> _Recorded information_:
☆ ☆ ☆

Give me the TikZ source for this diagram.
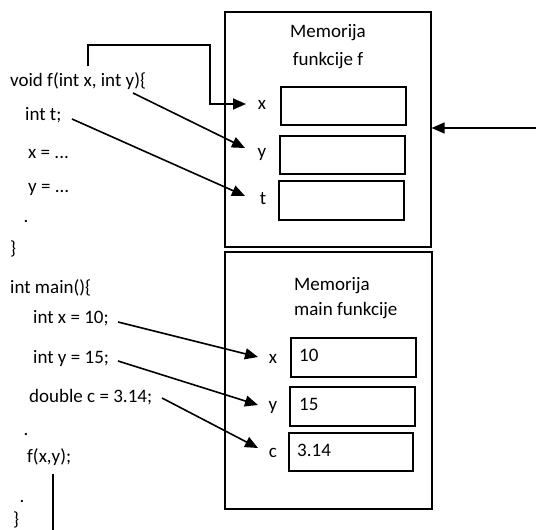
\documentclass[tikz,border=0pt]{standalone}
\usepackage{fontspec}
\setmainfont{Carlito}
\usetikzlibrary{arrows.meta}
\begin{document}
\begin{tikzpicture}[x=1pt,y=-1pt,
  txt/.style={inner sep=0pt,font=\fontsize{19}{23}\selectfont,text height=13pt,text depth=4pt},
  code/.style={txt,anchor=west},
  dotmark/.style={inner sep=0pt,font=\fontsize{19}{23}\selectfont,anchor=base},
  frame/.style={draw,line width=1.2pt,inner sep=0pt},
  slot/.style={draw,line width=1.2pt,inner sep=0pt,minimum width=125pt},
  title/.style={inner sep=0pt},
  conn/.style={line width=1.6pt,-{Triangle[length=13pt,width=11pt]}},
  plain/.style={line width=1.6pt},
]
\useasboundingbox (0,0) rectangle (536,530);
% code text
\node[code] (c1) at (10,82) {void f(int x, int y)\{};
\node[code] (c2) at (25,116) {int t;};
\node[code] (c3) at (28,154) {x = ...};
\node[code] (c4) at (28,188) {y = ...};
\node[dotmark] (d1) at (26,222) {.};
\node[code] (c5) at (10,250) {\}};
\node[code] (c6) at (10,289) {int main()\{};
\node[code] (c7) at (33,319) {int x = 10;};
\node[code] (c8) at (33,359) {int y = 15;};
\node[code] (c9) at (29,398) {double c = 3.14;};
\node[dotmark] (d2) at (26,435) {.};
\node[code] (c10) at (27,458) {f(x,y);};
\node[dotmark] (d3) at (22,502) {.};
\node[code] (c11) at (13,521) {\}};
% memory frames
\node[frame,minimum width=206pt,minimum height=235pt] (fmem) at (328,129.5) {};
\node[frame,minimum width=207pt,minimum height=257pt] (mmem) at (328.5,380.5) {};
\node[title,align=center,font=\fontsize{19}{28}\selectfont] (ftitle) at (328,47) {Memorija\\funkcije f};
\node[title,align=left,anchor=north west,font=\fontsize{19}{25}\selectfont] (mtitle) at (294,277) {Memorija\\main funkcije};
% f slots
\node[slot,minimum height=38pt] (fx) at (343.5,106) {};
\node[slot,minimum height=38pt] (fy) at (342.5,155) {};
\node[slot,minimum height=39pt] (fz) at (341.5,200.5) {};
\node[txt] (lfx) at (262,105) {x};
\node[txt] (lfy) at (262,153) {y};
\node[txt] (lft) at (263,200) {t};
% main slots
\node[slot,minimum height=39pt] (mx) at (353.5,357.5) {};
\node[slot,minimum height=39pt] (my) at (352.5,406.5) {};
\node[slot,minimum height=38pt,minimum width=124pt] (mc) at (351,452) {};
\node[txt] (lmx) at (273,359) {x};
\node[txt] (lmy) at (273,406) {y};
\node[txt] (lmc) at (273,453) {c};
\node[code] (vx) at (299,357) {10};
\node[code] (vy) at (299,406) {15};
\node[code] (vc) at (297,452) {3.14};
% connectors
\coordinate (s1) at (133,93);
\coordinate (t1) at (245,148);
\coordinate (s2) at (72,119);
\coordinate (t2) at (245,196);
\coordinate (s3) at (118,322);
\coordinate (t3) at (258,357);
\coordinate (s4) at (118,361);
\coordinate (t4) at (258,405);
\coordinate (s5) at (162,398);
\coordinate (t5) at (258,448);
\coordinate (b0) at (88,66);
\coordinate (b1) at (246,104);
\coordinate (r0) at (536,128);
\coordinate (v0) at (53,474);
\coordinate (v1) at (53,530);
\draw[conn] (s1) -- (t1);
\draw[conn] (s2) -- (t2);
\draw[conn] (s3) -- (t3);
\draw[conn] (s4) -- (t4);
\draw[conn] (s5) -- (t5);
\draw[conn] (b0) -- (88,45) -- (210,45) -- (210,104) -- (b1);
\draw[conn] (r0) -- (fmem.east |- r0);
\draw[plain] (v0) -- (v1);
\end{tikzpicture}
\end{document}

☆ ☆ ☆

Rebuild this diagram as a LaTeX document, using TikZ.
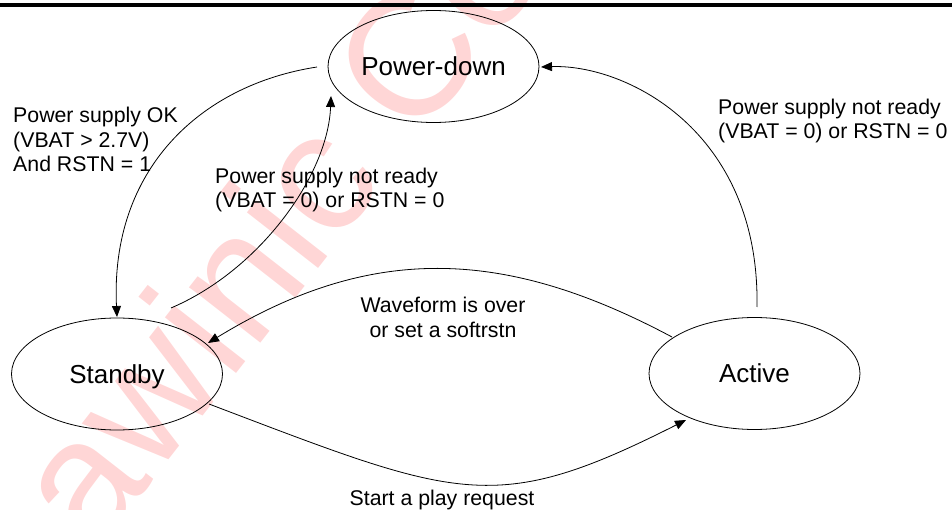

☆ ☆ ☆

Gather each line that holds "diagram".

> _Task result_:
Give me the TikZ source for this diagram.
Rebuild this diagram as a LaTeX document, using TikZ.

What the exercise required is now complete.